Williams goes on: "The writing - 'Smoke for our leader' - that's nothing Marc or someone who writes for him would say. It doesn't sound like Emery at all. 'Use code names. Go to Wal-Mart. Use Western Union.' That's not Marc either.
"I'm worried that someone has my address now and they know what I do. It's an invasion of privacy."
Spokespeople with neither the DEA nor the U.S. Department of Justice in Seattle, Washington, could - or would - shed any light on this caper.
Ditto for RCMP spokesperson Paul Marsh, who refers all questions on the matter to Foreign Affairs in Ottawa, which did not return calls.
Seattle-based prosecutor Todd Greenberg is a little more forthcoming.
"They're trying to make people angry against their government and the U.S. government," he says of the alleged DEA sting, before saying there could be further arrests.
Ian Hillman at the U.S. Consulate in Vancouver, suggests just how large the Emery probe has become, saying, "This nearly involves every state. There are aspects of the investigation where it's not in our interest to reveal how many people are working on it. [But] I understand it involves dozens of people on both sides of the border."
By most accounts, it looks like Emery and two others indicted with him by a Seattle grand jury on May 26 for marijuana seed distribution, marijuana distribution and money laundering are in for an extended judicial adventure.
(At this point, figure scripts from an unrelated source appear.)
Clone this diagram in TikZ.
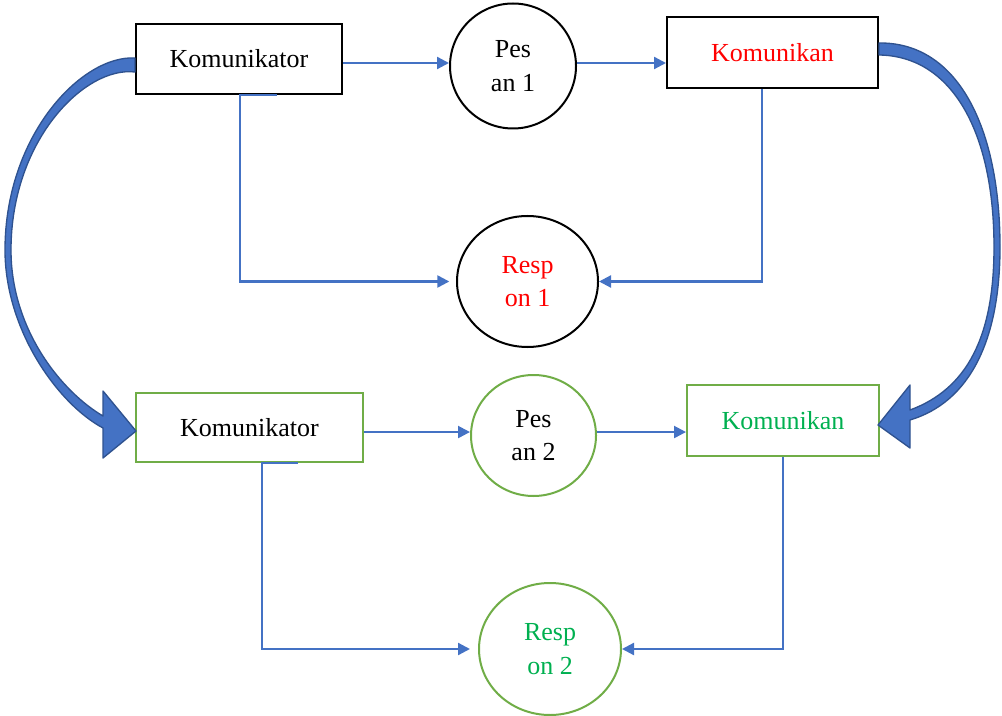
\documentclass[tikz,border=0pt]{standalone}
\usepackage{fontspec}
\setmainfont{Liberation Serif}
\usetikzlibrary{arrows.meta,shapes.geometric,calc}
\definecolor{linkblue}{HTML}{4472C4}
\definecolor{arrowedge}{HTML}{2F528F}
\definecolor{boxgreen}{HTML}{70AD47}
\definecolor{textgreen}{HTML}{00B050}
\definecolor{textred}{HTML}{FF0000}
\begin{document}
\begin{tikzpicture}[x=0.75pt,y=-0.75pt,
  every node/.style={font=\fontsize{19.5}{25}\selectfont, inner sep=0pt},
  box/.style={draw, line width=1.5pt, rectangle},
  bubble/.style={draw, line width=1.5pt, ellipse, align=center},
  conn/.style={draw=linkblue, line width=1.7pt, -{Triangle[length=9pt,width=9pt]}},
  bigarrow/.style={fill=linkblue, draw=arrowedge, line width=1pt, line join=round}]
\useasboundingbox (0,0) rectangle (1002,716);

% first round
\node[box, minimum width=154.5pt, minimum height=52.5pt] (k1) at (239,59) {Komunikator};
\node[bubble, minimum width=94.5pt, minimum height=93.75pt] (p1) at (513,66) {Pes\\an 1};
\node[box, minimum width=158.25pt, minimum height=53.25pt, text=textred] (n1) at (772.5,52.5) {Komunikan};
\node[bubble, minimum width=105.75pt, minimum height=98.25pt, text=textred] (r1) at (527.5,281.5) {Resp\\on 1};

% second round
\node[box, draw=boxgreen, minimum width=170.25pt, minimum height=51.75pt] (k2) at (249.5,427.5) {Komunikator};
\node[bubble, draw=boxgreen, minimum width=93.75pt, minimum height=90.75pt] (p2) at (533.5,435.5) {Pes\\an 2};
\node[box, draw=boxgreen, minimum width=144pt, minimum height=53.25pt, text=textgreen] (n2) at (783,420.5) {Komunikan};
\node[bubble, draw=boxgreen, minimum width=106.5pt, minimum height=99pt, text=textgreen] (r2) at (550,649) {Resp\\on 2};

% message flow
\draw[conn] ([yshift=-3pt]k1.east) -- ([yshift=-3pt]k1.east -| p1.west);
\draw[conn] ([yshift=2.25pt]p1.east) -- ([yshift=2.25pt]p1.east -| n1.west);
\draw[conn] ([yshift=-3.4pt]k2.east) -- ([yshift=-3.4pt]k2.east -| p2.west);
\draw[conn] ([yshift=2.6pt]p2.east) -- ([yshift=2.6pt]p2.east -| n2.west);

% response flow
\draw[conn, shorten >=5pt] ($(k1.south)+(38,0)$) -- ($(k1.south)+(1,0)$) |- (r1.west);
\draw[conn] ($(n1.south)+(-10.5,0)$) |- (r1.east);
\draw[conn, shorten >=6pt] ($(k2.south)+(48.5,0)$) -- ($(k2.south)+(12.5,0)$) |- (r2.west);
\draw[conn] (n2.south) |- (r2.east);

% curved feedback arrows
\filldraw[bigarrow] ($(k1.west)+(0,-1)$) .. controls (82,55) and (5,135) .. (5,250)
  .. controls (5,330) and (58,404) .. (103,428) -- (103,458) -- ($(k2.west)+(1,3.5)$)
  -- (103,391) -- (103,416) .. controls (62,392) and (11,330) .. (11,250)
  .. controls (11,140) and (85,66) .. ($(k1.west)+(0,13)$) -- cycle;
\filldraw[bigarrow] ($(n1.east)+(0,-9.5)$) .. controls (958,42) and (1000,128) .. (1000,247)
  .. controls (1000,340) and (970,402) .. (910,420) -- (910,448) -- ($(n2.east)+(-2,4.5)$)
  -- (910,385) -- (910,410) .. controls (967,389) and (994,337) .. (994,247)
  .. controls (994,132) and (952,56) .. ($(n1.east)+(0,2.5)$) -- cycle;
\end{tikzpicture}
\end{document}
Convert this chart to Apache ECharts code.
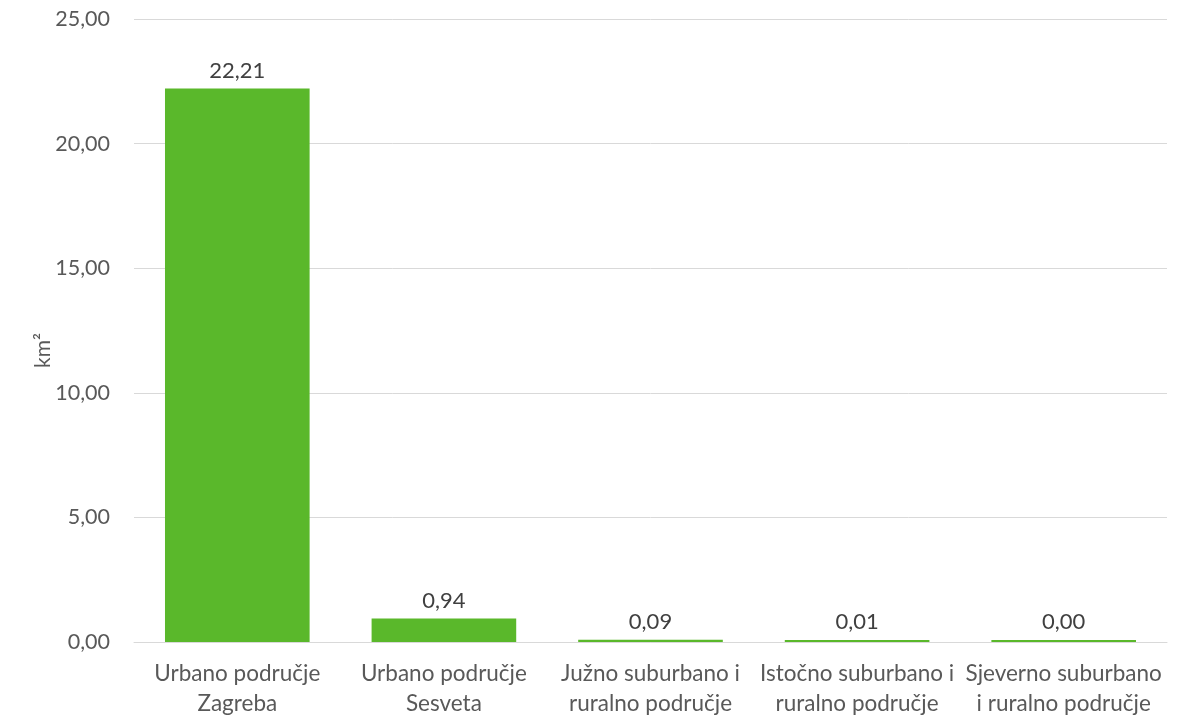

"This case raises a plethora of unique defences," say prominent Philadelphia lawyer Theodore Simon.
A favourite as a talking head on intricate international cases on Court TV, Simon declares that "it is the law of the requested country [Canada] that prevails in all extradition cases, not the requesting country's [U.S.].
"Does Canada extradite if the action is wholly lawful there? It's the governing laws of Canada that will decide."
In a case similar to the Prince of Pot's, the noted lawyer used a lack-of-knowledge defence to win after Canada sought to extradite an American who sold furniture using a "going out of business sale" gimmick.
Simon says, "Canada has strict laws governing that type of activity [false going-out-of-biz marketing], while it's much looser in the U.S. The law of the U.S. governed his action, and the fellow was unaware that the law is strict in Canada. We prevailed."
He asks, "How will the courts of Canada determine whether Emery knew where [his product] was going? With that type of defence, a person may be protected from extradition."
A court would have to determine, he says, what the conversation was like between the Drug Enforcement Administration agents posing as customers and Emery. "If they said they wanted to buy seeds and bring them back to Arkansas and he engaged them by saying, 'Do it, Little Rock,' then that's evidence that he or his staff knew the seeds were going to the U.S."
The American lawyer is amazed that Emery continues with his defiant admission that he sold south.
Says Emery, with deliberation but quieter than usual: "I've made plenty of American seeds sales and given them away to California med growers and in all the med users' states.
"The last ad Marc Emery Seeds Direct took out was in the San Francisco Bay Guardian. The ad ran June 22 advertising our med pack. Very affordable. Our ad is next to an ad for free med grass consultations. There are 150 seed sellers in California alone."
But U.S. National Association of Criminal Lawyers spokesperson Jack King thinks the DEA may have jurisdictional issues to contend with once the matter gets to court.
"Where does the DEA get jurisdiction to operate in Canada? Under the piracy clause in the U.S. Constitution? That's for the high seas. Last I looked, BC was known for its soil.
"In one respect," he adds, "this is just another trade dispute with Canada."